The dagger was designed for efficient killing and killers have long recognized the primacy of the point over the edge. The edge vs point debate, I suspect, will never have a decisive conclusion. Both the Styers and Fairbairn methods have been covered previously and it should be evident from reviewing the history and manuals that there is a marked difference between a fighting system and the killing techniques. It isn’t that one is better than the other as much as the purposes are different and therefore the design of the blade is as different as its use.[1] Each has its purpose and we should understand and appreciate those differences.

Master Keating recently reviewed the basics of double dagger plays.

Always know the laws pertaining to the legality of daggers (for they are reviled in many states)

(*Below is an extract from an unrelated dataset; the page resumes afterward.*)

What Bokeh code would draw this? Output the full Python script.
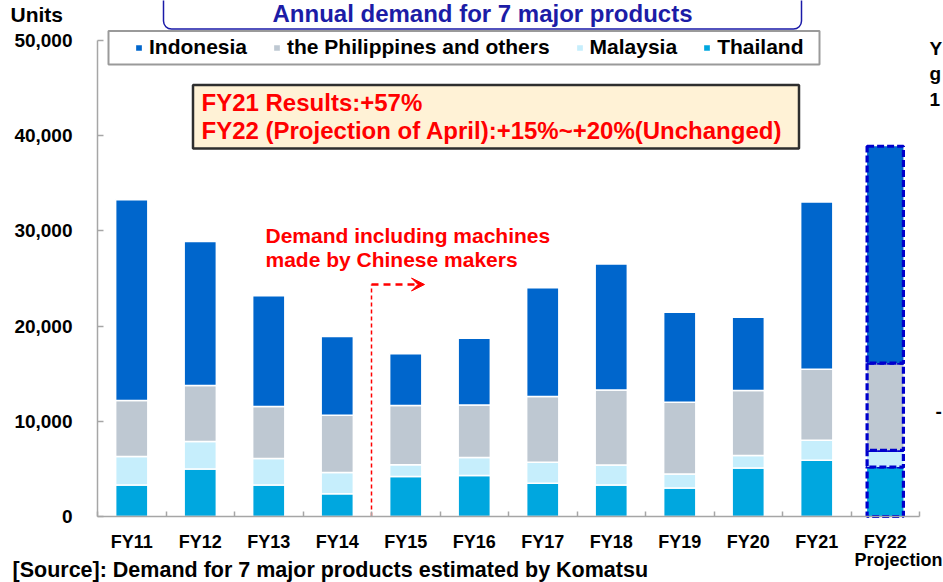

A dagger has a time advantage in knife play. Because it has two live edges, the dagger does not need to turn the live edge to make an angle change, a timing advantage of a half beat or more when playing a game of malicious deceptions.

The dagger disappears more readily than the knife when aligned with the central vision blind spot – its symmetry makes it harder to perceive.[2]

Some unique features of a dagger: When held in a foil grip (thumb hidden by the blade), the flat of the tip is toward the opponent rather than the edge. A ‘popping’ hit will therefore leave a distinctive ^ shape cut. This presentation of the blade can also be used to ‘strum’ the ribs which reportedly creates exquisite pain without severe damage (no organs punctured).

Like all knife plays – mental attitude is primary. We train to be bold! You cannot fear the cut and blade familiarity is a must. Dexterity drills – knife twirling and manipulation is a prerequisite and a means to learn the weapon.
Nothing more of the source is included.